Сразу же после выхода книги появились критические отзывы таких гигантов натуральной философии, математики и естествознания, как Лейбниц, Гюйгенс и другие континентальные ученые-философы. Причем они протестовали не только против физических гипотез или математических построений Ньютона (с математикой у Ньютона все было безукоризненно), а именно против метода, который Ньютон использовал в «Началах». Он, мол, замаскировал книгу по чистой математике под философский (физический) трактат. Никакой собственно натуральной философии в «Началах», по их мнению, нет.
В 1688‑м в периодическом издании французской академии наук «Journal de Scavans» («Журнал ученых ») появилась небольшая рецензия на «Математические начала натуральной философии». Предположительно, автором ее был один из виднейших французских представителей механицизма, убежденный последователь декартовской философии, Пьер-Сильвэн Режи. «Стремясь сделать свой труд насколько возможно совершенным, г‑н Ньютон при этом выдал нам только физику, сведя ее к своей механике. А философию он создаст только тогда, когда заменит действительными движениями те движения, которые им только предполагаются». То есть рецензент недоволен тем, что Ньютон, мол, подменяет математическим описанием («механикой») собственно исследование природы, физику. Подчеркивалось, что закон всемирного тяготения не является физической теорией, но может стать таковой, если будет согласован с теорией вихрей Декарта.

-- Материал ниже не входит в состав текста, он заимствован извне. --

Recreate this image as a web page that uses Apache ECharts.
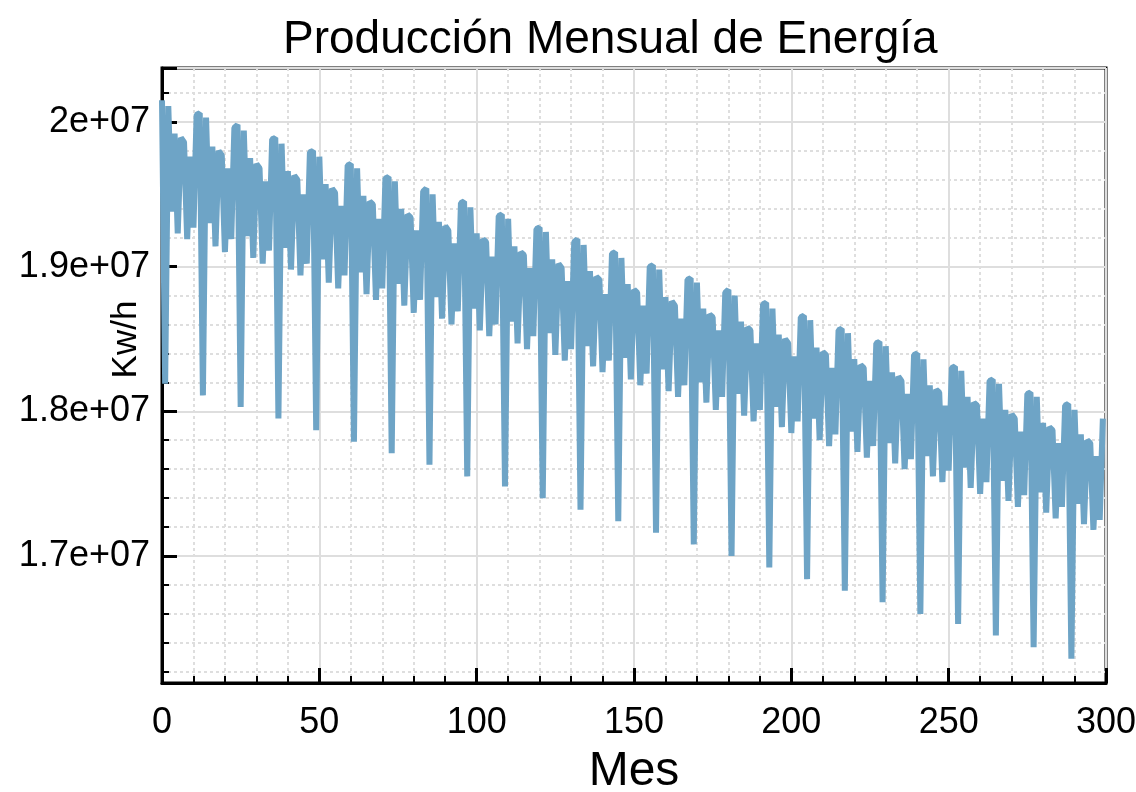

Одной из самых заметных попыток такого согласования стал «Трактат о свете» (первая публикация – 1690 год) Христиана Гюйгенса. В главе «Рассуждение о причине тяжести» Гюйгенс предлагал следующую концептуальную схему. В микромире, действительно, можно говорить о действии на расстоянии, которое можно объяснить кинетически, через столкновение атомов. По Гюйгенсу, гравитационный эфир имеет атомистическую структуру. Но он отрицал действие на расстоянии для астрономических объектов. Кузнецов Б. Г. в книге «Развитие научной картины мира в физике XVII— XVIII вв.» отмечает: «Гюйгенс говорил, что Ньютон, по-видимому, и сам не придает действию на расстоянии и имманентной тяжести физического значения, а пользуется этими понятиями лишь в условном, астрономическом смысле. Придавать ньютоновской теории физический смысл значило бы, по словам Гюйгенса, возвращаться к скрытым свойствам средневековой физики. <…> Таким образом, в течение первой половины XVIII века все наиболее известные и получившие наиболее широкие отклики работы, посвященные физическим причинам тяготения, не выходили за рамки традиционной вихревой теории. Авторы упомянутых работ видоизменяли картезианскую концепцию с тем, чтобы согласовать ее с ньютоновой механикой и, что особенно важно, с новым критерием научной истины, с экспериментальными результатами».